Monthly commentary - Mackenzie Greenchip Team

Written by the Mackenzie Greenchip Team

Key takeaways

Crowded positioning in dominant tech names reversed somewhat, leading to a significant rotation from US large-cap technology growth to small, mid cap, international, and value-oriented investments.

The Japanese Yen performed strongly, as large fund investors reduced leverage that was concentrated in that low-interest rate currency.

Utilities demonstrated strength, especially SSE, EDP and Veolia in Europe, recovering some of the losses from the French political crisis of the prior month.

The team believes that agricultural equipment and power semiconductor markets are up for a relatively  rapid rebound in the face of what are very attractive valuations given that management teams are aggressively managing their inventories and producing significantly less than end market demand.

Macroeconomic recap

Asset markets began the second half of 2024 with a notable shift in volatility.
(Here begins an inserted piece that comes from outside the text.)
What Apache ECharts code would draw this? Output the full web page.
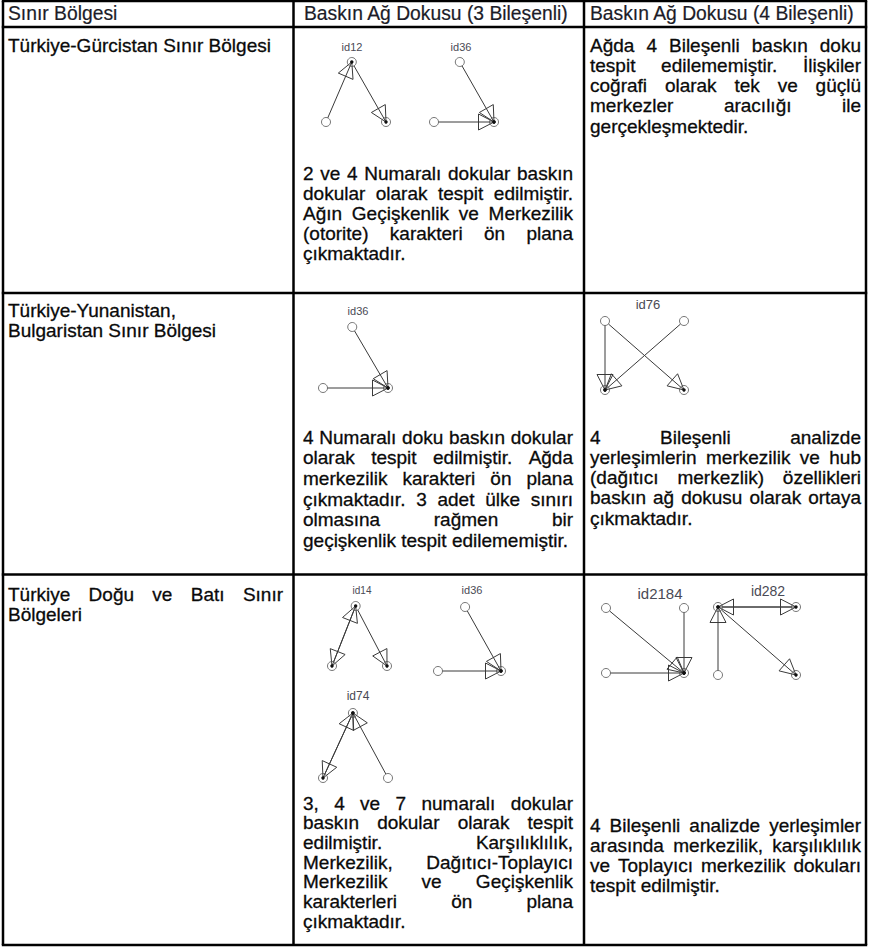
<!DOCTYPE html>
<html><head><meta charset="utf-8">
<script src="https://cdn.jsdelivr.net/npm/echarts@6/dist/echarts.min.js"></script>
<style>html,body{margin:0;padding:0;background:#fff}#c{width:869px;height:948px}</style>
</head><body><div id="c"></div>
<script>
// ---------- DATA ----------
const headers = ['Sınır Bölgesi', 'Baskın Ağ Dokusu (3 Bileşenli)', 'Baskın Ağ Dokusu (4 Bileşenli)'];
// each cell: list of paragraphs, each paragraph: list of lines (justified except last line)
const regionCells = [
  [['Türkiye-Gürcistan Sınır Bölgesi']],
  [['Türkiye-Yunanistan,'], ['Bulgaristan Sınır Bölgesi']],
  [['Türkiye Doğu ve Batı Sınır', 'Bölgeleri']]
];
const threeCompCells = [
  [['2 ve 4 Numaralı dokular baskın', 'dokular olarak tespit edilmiştir.', 'Ağın Geçişkenlik ve Merkezilik', '(otorite) karakteri ön plana', 'çıkmaktadır.']],
  [['4 Numaralı doku baskın dokular', 'olarak tespit edilmiştir. Ağda', 'merkezilik karakteri ön plana', 'çıkmaktadır. 3 adet ülke sınırı', 'olmasına rağmen bir', 'geçişkenlik tespit edilememiştir.']],
  [['3, 4 ve 7 numaralı dokular', 'baskın dokular olarak tespit', 'edilmiştir. Karşılıklılık,', 'Merkezilik, Dağıtıcı-Toplayıcı', 'Merkezilik ve Geçişkenlik', 'karakterleri ön plana', 'çıkmaktadır.']]
];
const fourCompCells = [
  [['Ağda 4 Bileşenli baskın doku', 'tespit edilememiştir. İlişkiler', 'coğrafi olarak tek ve güçlü', 'merkezler aracılığı ile', 'gerçekleşmektedir.']],
  [['4 Bileşenli analizde', 'yerleşimlerin merkezilik ve hub', '(dağıtıcı merkezlik) özellikleri', 'baskın ağ dokusu olarak ortaya', 'çıkmaktadır.']],
  [['4 Bileşenli analizde yerleşimler', 'arasında merkezilik, karşılıklılık', 've Toplayıcı merkezilik dokuları', 'tespit edilmiştir.']]
];
// motif graphs: names, node coordinates (unit data space), directed edges [from, to]
const motifNames = ['id12', 'id36', 'id36', 'id76', 'id14', 'id36', 'id74', 'id2184', 'id282'];
const motifNodes = [
  [[0.43, 1], [0, 0], [1, 0]],
  [[0.43, 1], [0, 0], [1, 0]],
  [[0.45, 1], [0, 0], [1, 0]],
  [[0, 1], [1, 1], [0, 0], [1, 0]],
  [[0.43, 1], [0, 0], [1, 0]],
  [[0.43, 1], [0, 0], [1, 0]],
  [[0.46, 1], [0, 0], [1, 0]],
  [[0, 1], [1, 1], [0, 0], [1, 0]],
  [[0, 1], [1, 1], [0, 0], [1, 0]]
];
const motifEdges = [
  [[1, 0], [0, 2]],
  [[0, 2], [1, 2]],
  [[0, 2], [1, 2]],
  [[0, 2], [1, 2], [0, 3]],
  [[1, 0], [0, 1], [0, 2]],
  [[0, 2], [1, 2]],
  [[1, 0], [2, 0], [0, 1]],
  [[0, 3], [1, 3], [2, 3]],
  [[0, 1], [1, 0], [2, 0], [0, 3]]
];

// ---------- LAYOUT ----------
const W = 869, H = 948;
const colX = [3, 293.5, 584, 866];
const rowY = [1, 27, 293, 574.5, 945];
const textCols = [[8, 283], [303, 573], [590, 861]];
const headerX = [8, 304, 590];
const headerY = 13.5;
const cellTop = [[45, 310, 594], [173, 437, 803], [45, 437, 825]];
const cellLH = [[20, 20, 20], [20, 20.7, 19.7], [20.3, 20.3, 20]];
const FONT_SIZE = 19;
const HEADER_FONT_SIZE = 19.3;
const FONT_FAMILY = '"Liberation Sans", Arial, sans-serif';
// motif grid boxes [left, top, width, height] and label [cx, cy, fontSize]
const motifBoxes = [
  [326, 62, 60, 60], [434, 62, 60, 60], [323, 327, 65, 61], [605, 321, 79, 69],
  [332, 606, 55, 60], [438, 607, 63, 64], [323, 713, 65, 65], [606, 608, 78, 65], [718, 607, 78, 68]
];
const motifLabels = [
  [352, 47, 11], [461, 47, 11], [358, 311, 11], [648, 304, 13],
  [362, 590, 10], [472, 590, 11], [358, 696, 12], [660, 593, 15], [768, 591, 14]
];

// ---------- BUILD ----------
const mctx = document.createElement('canvas').getContext('2d');
mctx.font = FONT_SIZE + 'px ' + FONT_FAMILY;
function mw(s) { return mctx.measureText(s).width; }

const graphics = [];
// table lines
for (const y of rowY) graphics.push({ type: 'line', shape: { x1: colX[0] - 1.2, y1: y, x2: colX[3] + 1.2, y2: y }, style: { stroke: '#000', lineWidth: 2.5 }, z: 10 });
for (const x of colX) graphics.push({ type: 'line', shape: { x1: x, y1: rowY[0], x2: x, y2: rowY[4] }, style: { stroke: '#000', lineWidth: 2.5 }, z: 10 });

function addText(txt, x, y, color, size, weight) {
  graphics.push({ type: 'text', x: x, y: y, style: { text: txt, fontSize: size, fontFamily: FONT_FAMILY, fill: color, stroke: color, lineWidth: weight, align: 'left', verticalAlign: 'middle' }, z: 5 });
}
headers.forEach((h, i) => addText(h, headerX[i], headerY, '#1c1c28', HEADER_FONT_SIZE, 0.2));

function layoutCell(paragraphs, col, row) {
  const [x0, x1] = textCols[col];
  let y = cellTop[col][row];
  const lh = cellLH[col][row];
  paragraphs.forEach(par => {
    par.forEach((line, li) => {
      const justify = li < par.length - 1;
      const words = line.split(' ');
      if (!justify || words.length < 2) {
        addText(line, x0, y, '#0a0a0a', FONT_SIZE, 0.3);
      } else {
        const widths = words.map(mw);
        const total = widths.reduce((a, b) => a + b, 0);
        const gap = (x1 - x0 - total) / (words.length - 1);
        let x = x0;
        words.forEach((w, wi) => { addText(w, x, y, '#0a0a0a', FONT_SIZE, 0.3); x += widths[wi] + gap; });
      }
      y += lh;
    });
  });
}
regionCells.forEach((c, r) => layoutCell(c, 0, r));
threeCompCells.forEach((c, r) => layoutCell(c, 1, r));
fourCompCells.forEach((c, r) => layoutCell(c, 2, r));

// motif labels
motifNames.forEach((n, i) => {
  const [cx, cy, fs] = motifLabels[i];
  graphics.push({ type: 'text', x: cx, y: cy, style: { text: n, fontSize: fs, fontFamily: FONT_FAMILY, fill: '#4a4a55', align: 'center', verticalAlign: 'middle' }, z: 5 });
});

const grids = [], xAxes = [], yAxes = [], series = [];
const ARROW_L = 15.5, ARROW_W = 8, NODE_R = 4.5;
motifNames.forEach((n, i) => {
  const [l, t, w, h] = motifBoxes[i];
  grids.push({ left: l, top: t, width: w, height: h });
  xAxes.push({ type: 'value', gridIndex: i, min: 0, max: 1, show: false });
  yAxes.push({ type: 'value', gridIndex: i, min: 0, max: 1, show: false });
  const nodes = motifNodes[i];
  const edgeData = motifEdges[i].map(([a, b]) => [nodes[a][0], nodes[a][1], nodes[b][0], nodes[b][1]]);
  series.push({
    type: 'custom', name: n + ' edges', xAxisIndex: i, yAxisIndex: i, coordinateSystem: 'cartesian2d',
    encode: { x: [0, 2], y: [1, 3] }, data: edgeData, silent: true, z: 3,
    renderItem: function (params, api) {
      const p1 = api.coord([api.value(0), api.value(1)]);
      const p2 = api.coord([api.value(2), api.value(3)]);
      const dx = p2[0] - p1[0], dy = p2[1] - p1[1];
      const len = Math.hypot(dx, dy) || 1;
      const ux = dx / len, uy = dy / len, px = -uy, py = ux;
      const s = [p1[0] + ux * NODE_R, p1[1] + uy * NODE_R];
      const tip = [p2[0], p2[1]];
      const base = [tip[0] - ux * ARROW_L, tip[1] - uy * ARROW_L];
      return {
        type: 'group', children: [
          { type: 'line', shape: { x1: s[0], y1: s[1], x2: tip[0], y2: tip[1] }, style: { stroke: '#3a3a3a', lineWidth: 1 } },
          { type: 'polygon', shape: { points: [tip, [base[0] + px * ARROW_W, base[1] + py * ARROW_W], [base[0] - px * ARROW_W, base[1] - py * ARROW_W]] }, style: { fill: 'none', stroke: '#3a3a3a', lineWidth: 1 } },
          { type: 'circle', shape: { cx: tip[0], cy: tip[1], r: 1.7 }, style: { fill: '#111' } }
        ]
      };
    }
  });
  series.push({
    type: 'scatter', name: n + ' nodes', xAxisIndex: i, yAxisIndex: i, data: nodes, symbol: 'circle', symbolSize: NODE_R * 2,
    itemStyle: { color: 'rgba(0,0,0,0)', borderColor: '#555', borderWidth: 1 }, silent: true, z: 4, animation: false
  });
});

const chart = echarts.init(document.getElementById('c'), null, { renderer: 'svg', width: W, height: H });
chart.setOption({
  animation: false,
  backgroundColor: '#fff',
  grid: grids, xAxis: xAxes, yAxis: yAxes, series: series,
  graphic: graphics
});
</script></body></html>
A near assassination of Republican nominee Donald Trump followed by backroom intrigue in the Democrat party to shift their nominee from Biden to Harris highlighted just how unpredictable the lead-up to the November election will be, with significant risks to political and social stability. Meanwhile, questions about the return case for the hundreds of billions of capital being spent on AI and datacentres became increasingly frequent, while Nvidia delayed the release of its latest high speed processing chip. Crowded positioning in dominant tech names reversed somewhat, leading to a significant rotation from US large-cap technology growth to small, mid cap, international, and value-oriented investments. Interestingly, the US dollar, normally a safe haven in times of increased volatility, was weak along with the equities of the largest American companies. The Japanese Yen performed strongly, as large fund investors reduced leverage that was concentrated in that low-interest rate currency. Commodities were broadly lower as economic signals from China and Europe, especially, remained weak.

Current positioning and Outlook

Environmental indexes and the Greenchip Global Environmental All Cap Fund outperformed the gains in broader markets. The Greenchip strategy benefitted from the aforementioned rotation into value-oriented investments. Utilities demonstrated strength, especially SSE, EDP and Veolia in Europe, recovering some of the losses from the French political crisis of the prior month. The team’s Chinese solar companies rebounded from recent multi-year lows, while investments such as Nordex and Siemens Energy continued to show improvements in wind and very strong momentum in grid. While quarterly earnings reports from Japanese industrials such as Hitachi and TDK showed improving fundamentals, these stocks lost value in the month as investors took profits after almost two years of very strong gains and in the face of increased Japanese Yen volatility. The agricultural equipment and power semiconductor sectors are both in cyclical downturns where management teams are aggressively managing inventory and producing significantly less than end market demand. The team believe this sets these markets up for fairly rapid rebound in the face of what are very attractive valuations, but that these rebounds may not be visible until sometime in 2025.